EDF: The French utility says it “will announce a hydrogen pledge in the near future”.
EDP: See above.
8 Rivers: The US-based sustainable energy technology company and investor is commercialising a novel “ultra-low-carbon” hydrogen process called 8RH2, which uses natural gas combined with “cryogenic CO2 capture” that it says can capture 100% of carbon emissions.
Enel: The Italian utility pledges to produce 2GW of green hydrogen by 2030.
Engie: The French utility is targeting the production of 4GW of renewable H2 by 2030.
Equinor: The Norwegian oil giant plans to supply 10% of the European clean hydrogen market by 2035 through green and blue H2.
ERM: The London-headquartered multinational sustainability consultancy intends to produce 45,000 tonnes of green hydrogen by 2030 and 360,000 tonnes by 2035.
Fortescue Future Industries: The Australian newcomer owned by iron-ore billionaire Andrew “Twiggy” Forrest aims to produce 15 million tonnes of green hydrogen annually by 2030.
GenComm: The multinational partnership of universities and private companies from across Northwest Europe aims to supply 365,000 tonnes of green hydrogen by 2030.
Iberdrola: The Bilbao-headquartered energy company aims to prodice 3GW of green hydrogen by 2030.

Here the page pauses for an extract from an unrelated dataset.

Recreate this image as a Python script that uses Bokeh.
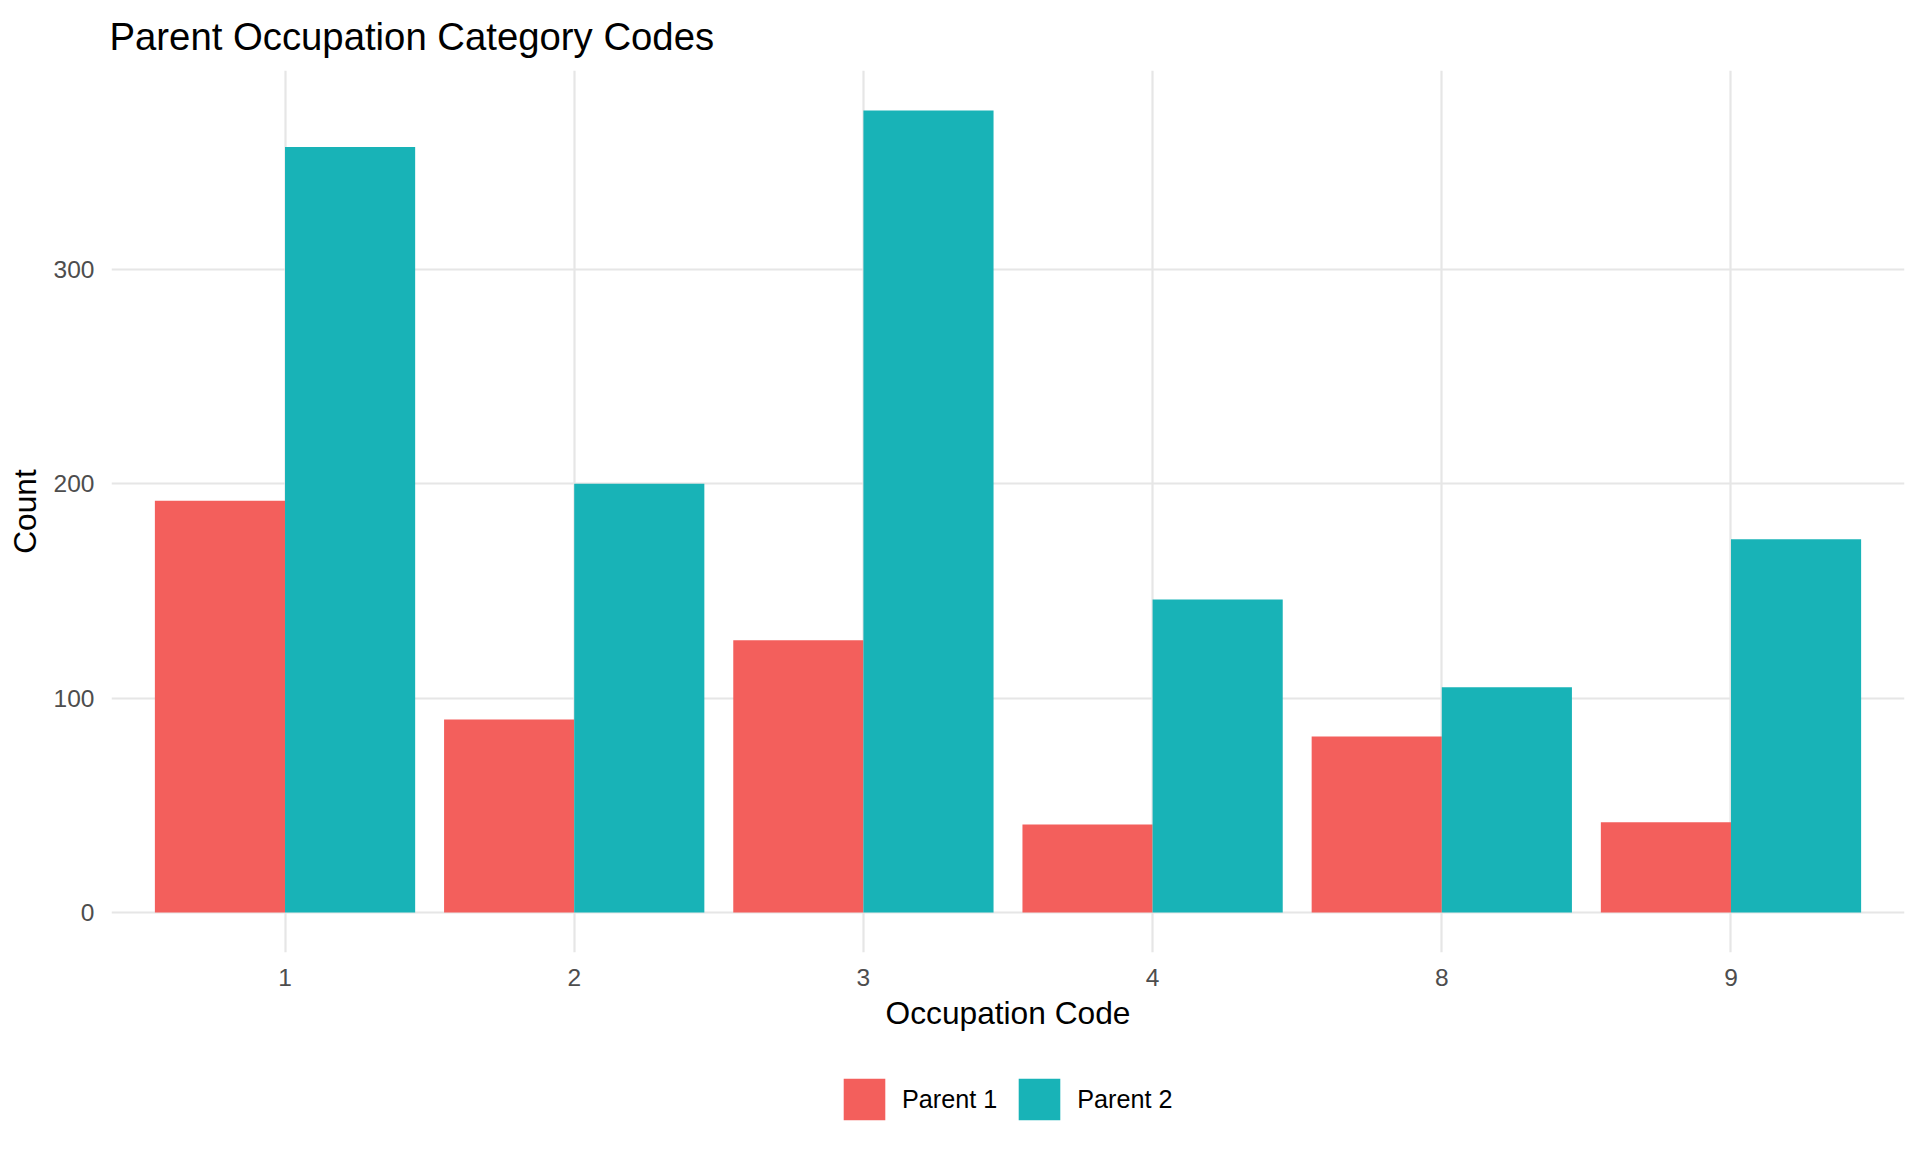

ITM Power: The UK-based manufacturer aims to increase its annual electrolyser capacity to 5GW by the end of 2024, helping to drive down the full system price of electrolysis by 50% by 2030.
Riversimple: The Welsh hydrogen vehicle start-up aims to provide its fuel-cell cars and vans on an all-in subscription basis, which includes the fuel, so the company will purchase H2 itself. It aims to be running a fleet of 250,000 vehicles in the UK by 2040, with an annual green hydrogen demand of 27,000 tonnes. The company is yet to enter serial manufacturing.
Shell: The British-Dutch oil giant pledges to produce 75,000 tonnes of green hydrogen annually by 2030 and 100,000 tonnes of “reduced carbon hydrogen” by 2030. The latter is a reference to a term used by the WBCSD, which relates to H2 that emits less than 6kg CO2/kg H2. The company also says it will need about 300,000 tonnes of “reduced carbon or better” H2 by 2030.
TotalEnergies: The freshly renamed French supermajor aims to replace all the grey hydrogen used at its refineries with blue or green hydrogen by 2030.
Yara: The world’s leading ammonia fertiliser company, based in Norway, pledges to “source and/or produce a minimum of three million tonnes of reduced carbon ammonia (equivalent to 530,000 tonnes of reduced-carbon hydrogen) by 2030”, of which at least half will be low or ultra-low carbon.
Yosemite Clean Energy: The California technology and project developer is planning to produce 11,000 tonnes of carbon-negative hydrogen from waste biomass in its home state by 2025.
The seven companies pledging “support” — through technology, expertise or finance — are Bank of America, Siemens Energy, gases company Linde, Italian gas distributor Snam, technology provider Johnson Matthey, Japanese industrial automation company Yokogawa, and Brussels-based hydrogen certification developer and consultancy Hinicio.
This article was updated on 10 November to add quotes from the WBCSD spokesperson and on 11 November to add that the pledges have a 2030 time horizon.